Now here is where we need a good glimpse of the Word of God...
“And whoever exalts himself will be humbled, and he who humbles himself will be exalted”. Matthew 23:12
God blesses us with gifts not so that we can exalt ourselves or make ourselves look good to the world, which hates us, but instead He gifts us so that we can aid one another in the kingdom and show forth His grace through our lives, in order that He may be glorified.
I do not need a click or connections to validate my calling.
When I first began preaching, it was difficult for a woman to go up into a church’s pulpit because some of our brethren were not in agreement with women preaching the Gospel. The late Pastor Authur Washington whom I loved dearly for his humility said to me, “Daughter, look at Luke 14 with me, Jesus teaches on the lowly place so whenever you go into a sanctuary never go to their pulpit. It’s better for them to ask you up than to ask you down.” At that time, I was so angry. Having been treated bad, I figured so-called godly men rather I am a whoremonger than a preacher because as long as I had whoredom in my veins, preachers stayed in my face…but as soon as I turned from my wicked ways, they despised my gift of exhortation. I thank God for the late Pastor Washington because this lesson was a part of my process.
That is why it is hard to find me in the good girl preacher clicks. I do not need a click or connections to validate my calling or my gifts. All I need is the gift God has given me, enough character to operate inside of my gifting and outside of myself, and humility to walk in the calling and operate my gifting- God’s way. I also believe as Andrew Wilson that there are no New Testament prohibitions on women preaching the gospel.[i] I found out when I was about twelve years old God gifted me and I had no choice whether or not I’d use the gift because my gifting has eluded to purpose, and where there is purpose you become a target. Not just for people but for the enemy and the enemy in the inner you.
That may have startled you but sometimes gifted people start leaning on the gift instead of the giver and they become complacent and arrogant in everything they do. See, humility makes you strive to bless the gift giver. I’m not concerned whether man accepts me, I’m concerned that I don’t get lazy because of my gifting, I study to show myself approved, I never treat the giver of the gifting like a pimp, and that I understand always He (The Giver) could have chosen anyone else other than me to give my gift to. I work hard to stay close to The Giver because He and I together are more than the world for or against me.

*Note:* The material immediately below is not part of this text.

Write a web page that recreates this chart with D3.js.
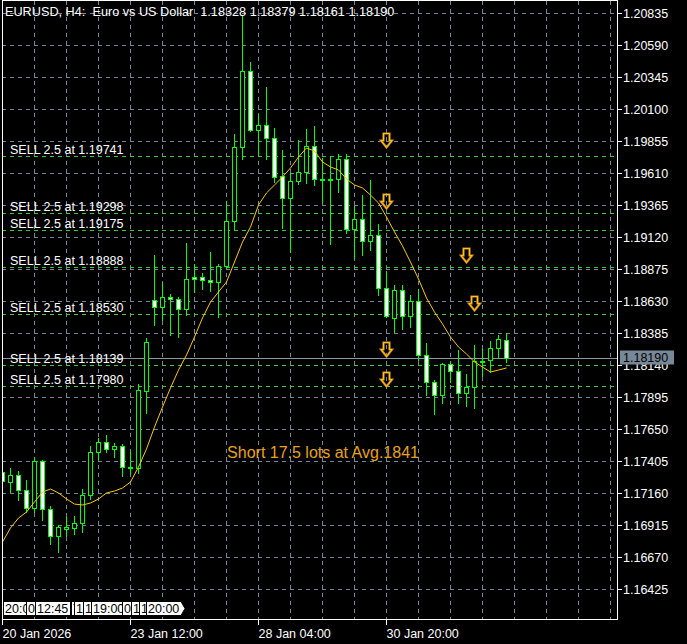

This is where so many women are missing the mark. They feel like if they build a coalition with one another then they can be accepted, but you have to know when God calls you, He validates you and your gifting equips you. His acceptance of you is more than enough and if you humble yourself, He will cause you to intertwine with Kings and Queens. I can remember when I first began to get engagements. Sometimes I would pray to get there and then when I get there, preach my heart out, I’d get this we cannot pay you speech and a basket of trinkets to add to the collection already in my kitchen drawer. Yes, I began to feel a certain type of way until God reminded me… you are my vessel, chosen by me, to do the work I have begun. If they never give you a dime, you be humble enough to except what they gave as the blessing they desire to receive.
[i] Andrew Wilson. “Women Preachers: A Response to John Piper”. Think. (May 6, 2015).